>> Start Collected material
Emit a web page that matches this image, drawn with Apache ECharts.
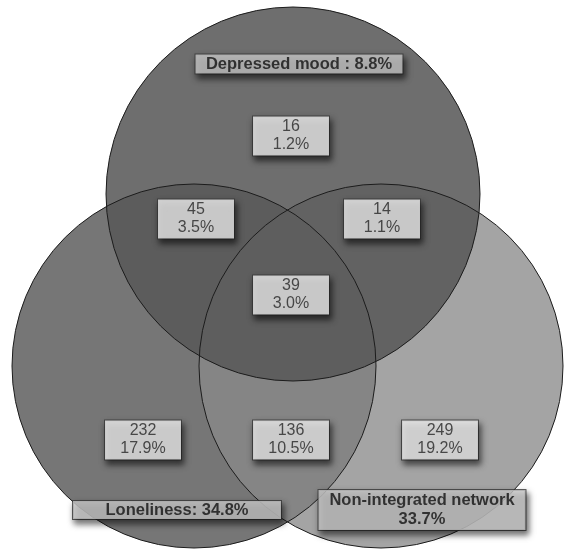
<!DOCTYPE html>
<html>
<head>
<meta charset="utf-8">
<script src="https://cdn.jsdelivr.net/npm/echarts@6/dist/echarts.min.js"></script>
<style>html,body{margin:0;padding:0;background:#fff;}#c{width:564px;height:552px;}</style>
</head>
<body>
<div id="c"></div>
<script>
// ---- data ----
var categories = ['Depressed mood', 'Loneliness', 'Non-integrated network'];
var setPercents = ['8.8%', '34.8%', '33.7%'];
var regionNames = ['Depressed only', 'Depressed & Loneliness', 'Depressed & Non-integrated', 'All three', 'Loneliness only', 'Loneliness & Non-integrated', 'Non-integrated only'];
var regionCounts = [16, 45, 14, 39, 232, 136, 249];
var regionPercents = ['1.2%', '3.5%', '1.1%', '3.0%', '17.9%', '10.5%', '19.2%'];

// ---- layout (axis units) ----
var circleCenters = [[293, 194], [194, 366], [381, 366]];
var circleRadii = [187, 182, 182];
var circleFills = ['rgba(88,88,88,0.87)', '#767676', 'rgba(137,137,137,0.774)'];
var drawOrder = [1, 2, 0];
var regionPos = [[291, 136], [196, 219], [382, 219], [291, 295], [143, 440], [291, 440], [440, 440]];
var setLabelPos = [[299, 64], [177, 510], [422, 510]];
var setLabelSize = [[207, 18], [208, 17], [207, 39]];

var circleData = drawOrder.map(function (i) {
  return [circleCenters[i][0], circleCenters[i][1], circleRadii[i], i];
});

function renderCircle(fillMode) {
  return function (params, api) {
    var c = api.coord([api.value(0), api.value(1)]);
    var r = Math.abs(api.size([api.value(2), 0])[0]);
    var idx = api.value(3);
    return {
      type: 'circle',
      shape: { cx: c[0], cy: c[1], r: r },
      style: fillMode ? { fill: circleFills[idx], stroke: null }
                      : { fill: null, stroke: '#1c1c1c', lineWidth: 1 },
      silent: true
    };
  };
}

var regionData = regionPos.map(function (p, i) {
  return { value: [p[0], p[1]], name: regionNames[i], count: regionCounts[i], pct: regionPercents[i] };
});

var setData = setLabelPos.map(function (p, i) {
  var text = i === 2 ? categories[i] + '\n' + setPercents[i]
           : (i === 0 ? categories[i] + ' : ' + setPercents[i] : categories[i] + ': ' + setPercents[i]);
  return {
    value: [p[0], p[1]],
    label: {
      formatter: text,
      width: setLabelSize[i][0],
      height: setLabelSize[i][1]
    }
  };
});

var chart = echarts.init(document.getElementById('c'), null, { renderer: 'canvas' });
chart.setOption({
  backgroundColor: '#ffffff',
  animation: false,
  grid: { left: 0, right: 0, top: 0, bottom: 0 },
  xAxis: { type: 'value', min: 0, max: 564, show: false },
  yAxis: { type: 'value', min: 0, max: 552, inverse: true, show: false },
  series: [
    {
      type: 'custom',
      renderItem: renderCircle(true),
      data: circleData,
      z: 1
    },
    {
      type: 'custom',
      renderItem: renderCircle(false),
      data: circleData,
      z: 2
    },
    {
      type: 'scatter',
      symbolSize: 1,
      itemStyle: { color: 'rgba(0,0,0,0)' },
      data: regionData,
      z: 3,
      label: {
        show: true,
        position: 'inside',
        formatter: function (p) { return p.data.count + '\n' + p.data.pct; },
        fontFamily: 'Liberation Sans, Arial, sans-serif',
        fontSize: 16,
        lineHeight: 18,
        color: '#262626',
        align: 'center',
        verticalAlign: 'middle',
        width: 76,
        height: 38,
        padding: [1, 0, 0, 0],
        backgroundColor: '#f0f0f0',
        borderColor: '#3a3a3a',
        borderWidth: 1,
        shadowColor: 'rgba(0,0,0,0.7)',
        shadowBlur: 6,
        shadowOffsetX: 2,
        shadowOffsetY: 4
      }
    },
    {
      type: 'scatter',
      symbolSize: 1,
      itemStyle: { color: 'rgba(0,0,0,0)' },
      data: setData,
      z: 4,
      label: {
        show: true,
        position: 'inside',
        fontFamily: 'Liberation Sans, Arial, sans-serif',
        fontWeight: 'bold',
        fontSize: 16.5,
        lineHeight: 19,
        color: '#111111',
        align: 'center',
        verticalAlign: 'middle',
        padding: [1, 0, 0, 0],
        backgroundColor: '#c9c9c9',
        borderColor: '#3a3a3a',
        borderWidth: 1,
        shadowColor: 'rgba(0,0,0,0.7)',
        shadowBlur: 6,
        shadowOffsetX: 2,
        shadowOffsetY: 4
      }
    }
  ]
});
</script>
</body>
</html>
>> End Collected material
■ Exercise goal
Leave the pictures out and output the rest of the listing exactly.

■ Exercise output
Emit a web page that matches this image, drawn with Apache ECharts.
<!DOCTYPE html>
<html>
<head>
<meta charset="utf-8">
<script src="https://cdn.jsdelivr.net/npm/echarts@6/dist/echarts.min.js"></script>
<style>html,body{margin:0;padding:0;background:#fff;}#c{width:564px;height:552px;}</style>
</head>
<body>
<div id="c"></div>
<script>
// ---- data ----
var categories = ['Depressed mood', 'Loneliness', 'Non-integrated network'];
var setPercents = ['8.8%', '34.8%', '33.7%'];
var regionNames = ['Depressed only', 'Depressed & Loneliness', 'Depressed & Non-integrated', 'All three', 'Loneliness only', 'Loneliness & Non-integrated', 'Non-integrated only'];
var regionCounts = [16, 45, 14, 39, 232, 136, 249];
var regionPercents = ['1.2%', '3.5%', '1.1%', '3.0%', '17.9%', '10.5%', '19.2%'];

// ---- layout (axis units) ----
var circleCenters = [[293, 194], [194, 366], [381, 366]];
var circleRadii = [187, 182, 182];
var circleFills = ['rgba(88,88,88,0.87)', '#767676', 'rgba(137,137,137,0.774)'];
var drawOrder = [1, 2, 0];
var regionPos = [[291, 136], [196, 219], [382, 219], [291, 295], [143, 440], [291, 440], [440, 440]];
var setLabelPos = [[299, 64], [177, 510], [422, 510]];
var setLabelSize = [[207, 18], [208, 17], [207, 39]];

var circleData = drawOrder.map(function (i) {
  return [circleCenters[i][0], circleCenters[i][1], circleRadii[i], i];
});

function renderCircle(fillMode) {
  return function (params, api) {
    var c = api.coord([api.value(0), api.value(1)]);
    var r = Math.abs(api.size([api.value(2), 0])[0]);
    var idx = api.value(3);
    return {
      type: 'circle',
      shape: { cx: c[0], cy: c[1], r: r },
      style: fillMode ? { fill: circleFills[idx], stroke: null }
                      : { fill: null, stroke: '#1c1c1c', lineWidth: 1 },
      silent: true
    };
  };
}

var regionData = regionPos.map(function (p, i) {
  return { value: [p[0], p[1]], name: regionNames[i], count: regionCounts[i], pct: regionPercents[i] };
});

var setData = setLabelPos.map(function (p, i) {
  var text = i === 2 ? categories[i] + '\n' + setPercents[i]
           : (i === 0 ? categories[i] + ' : ' + setPercents[i] : categories[i] + ': ' + setPercents[i]);
  return {
    value: [p[0], p[1]],
    label: {
      formatter: text,
      width: setLabelSize[i][0],
      height: setLabelSize[i][1]
    }
  };
});

var chart = echarts.init(document.getElementById('c'), null, { renderer: 'canvas' });
chart.setOption({
  backgroundColor: '#ffffff',
  animation: false,
  grid: { left: 0, right: 0, top: 0, bottom: 0 },
  xAxis: { type: 'value', min: 0, max: 564, show: false },
  yAxis: { type: 'value', min: 0, max: 552, inverse: true, show: false },
  series: [
    {
      type: 'custom',
      renderItem: renderCircle(true),
      data: circleData,
      z: 1
    },
    {
      type: 'custom',
      renderItem: renderCircle(false),
      data: circleData,
      z: 2
    },
    {
      type: 'scatter',
      symbolSize: 1,
      itemStyle: { color: 'rgba(0,0,0,0)' },
      data: regionData,
      z: 3,
      label: {
        show: true,
        position: 'inside',
        formatter: function (p) { return p.data.count + '\n' + p.data.pct; },
        fontFamily: 'Liberation Sans, Arial, sans-serif',
        fontSize: 16,
        lineHeight: 18,
        color: '#262626',
        align: 'center',
        verticalAlign: 'middle',
        width: 76,
        height: 38,
        padding: [1, 0, 0, 0],
        backgroundColor: '#f0f0f0',
        borderColor: '#3a3a3a',
        borderWidth: 1,
        shadowColor: 'rgba(0,0,0,0.7)',
        shadowBlur: 6,
        shadowOffsetX: 2,
        shadowOffsetY: 4
      }
    },
    {
      type: 'scatter',
      symbolSize: 1,
      itemStyle: { color: 'rgba(0,0,0,0)' },
      data: setData,
      z: 4,
      label: {
        show: true,
        position: 'inside',
        fontFamily: 'Liberation Sans, Arial, sans-serif',
        fontWeight: 'bold',
        fontSize: 16.5,
        lineHeight: 19,
        color: '#111111',
        align: 'center',
        verticalAlign: 'middle',
        padding: [1, 0, 0, 0],
        backgroundColor: '#c9c9c9',
        borderColor: '#3a3a3a',
        borderWidth: 1,
        shadowColor: 'rgba(0,0,0,0.7)',
        shadowBlur: 6,
        shadowOffsetX: 2,
        shadowOffsetY: 4
      }
    }
  ]
});
</script>
</body>
</html>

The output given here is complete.